On the surface, this agricultural and spiritual plan looks so impotent, but at the root, our letting the weeds be as they grow, is the only way to participate in the salvage operation of God. And, if it was not already clear, this parable is not just about plants, this is very much about letting people be, allowing for, and sometimes even suffering with, the ups and downs of people as they grow. After all, if we were honest with ourselves, sorting people out, rooting out all of those weeds, this is no job for us. Each of us, in our own personal fog, and there is so much to every person that is hidden from us, no matter how we may think otherwise. What is hubris for us, though, isn’t for God, from whom no secrets are hid.

Heaven help us if we think we have it all figured out. Because it is not over until it is over. And we don’t know the damage we can do, despite meaning well. God does. Jesus does. And this parable tries to pull us away from that seemingly careful, but ultimately careless path. Jesus had other parables for this spiritual folly, noting how hard it is to tell the sheep from the goats, or to pick out the yeast that has been mixed in with the flour. We have our limits. Or perhaps, like the proverbial bull in the chinashop, when it comes to judging others, we don’t know our own strength.

Letting be requires so very much of us, for we don’t like to have limits. We want to use the gifts we have been given, and make the biggest difference that we can.

It may seem to be a sign of weakness, but our forbearance may be the most powerful thing we do, or, I should say, don’t do. Jesus longs for us to give the judgment of others back to God, or as it is portrayed in the parable, back to God’s reapers when all is said and done, so that we might not be a blundering obstacle to the truth, but instead be ones who make straight the truth’s path with our mercy and our grace, our silence and our trust, linking our lives to the ultimate mercy and grace of God which made this place and our lives.

After all, it is not our judgment, but, instead our mercy which serves to align us with God. The parable of the weeds is a call for patience and forgiveness.
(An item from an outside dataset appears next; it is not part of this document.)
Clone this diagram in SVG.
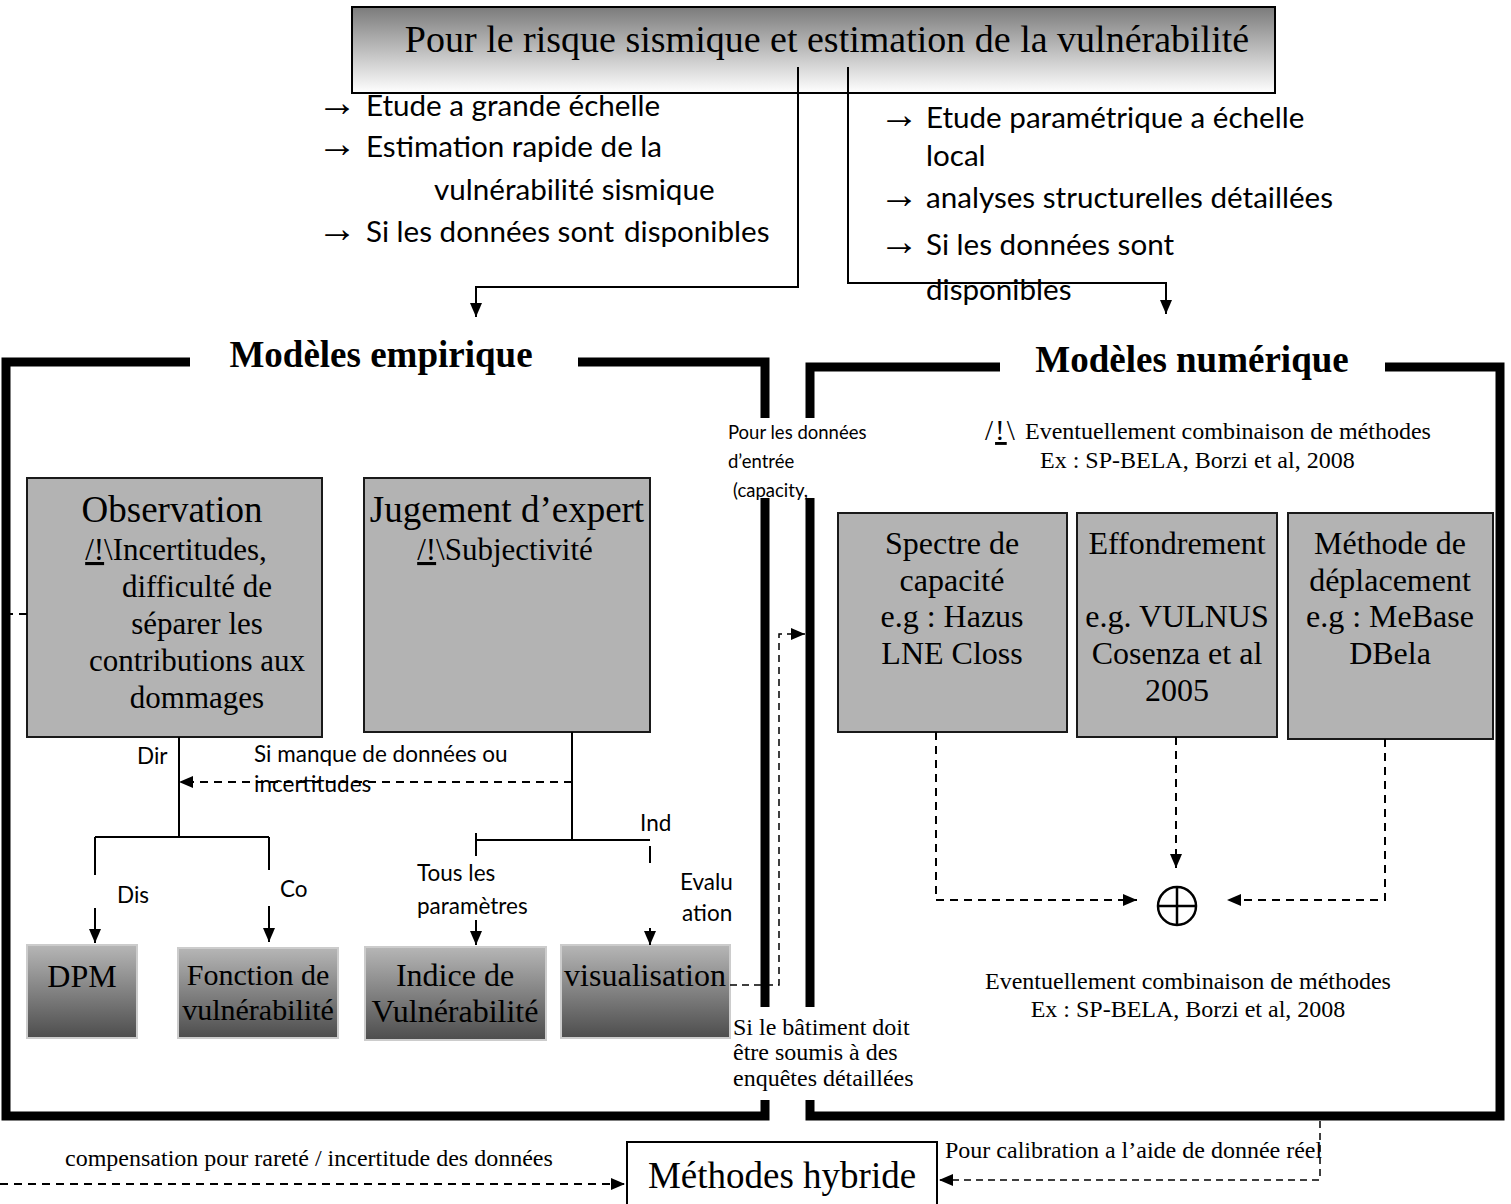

And every pardon of ours, every refusal to pull out someone like a weed from this earth, gives us common cause with all those holy spiritual forces who aim for nothing to be lost, who scatter the seed of God on every sort of ground, and look not to the weeding, but to the harvest.

And it is one thing to reckon with this as individuals, but we also reckon with how we live as communities, especially as Christian ones in the here and now at St. Thomas Church, we who have been pursuing this calling together for almost two hundred years. One could say that the parable is presenting us with two visions of parish life for us to consider as we step into the future for another era. On the one hand are the weeding parishes, those wanting to identify, sort out, and burn the weeds. And on the other hand are those parishes who live alongside the weeds, manifesting forgiveness and patience, honoring the fact that on any given day any one of the longest serving members might be a weed, too!

You can tell which vision Jesus prefers. At the same time I recognize how difficult it is. It is a life with a holy logic and wisdom that looks to many like foolishness and naivete. And yet, for those with eyes to see and ears to hear, it is the Way, the Truth, and the Life.

And so it is in this place and this time at St. Thomas, where we find ourselves at our Bicentennial ever expanding beyond these walls into hands and homes around the world, new relationship and connections that we can barely predict, we pray to God for the strength and patience and endurance to live out God’s mercy in every field in which we toil, especially this field of St. Thomas which we share. So that as we set our course for the next two hundred years, God the true judge might save us from our judgments, and from fear that overwhelms the better angels of the harvest, giving us the courage to have open doors and open hearts, making room and making way for God to love the world to life.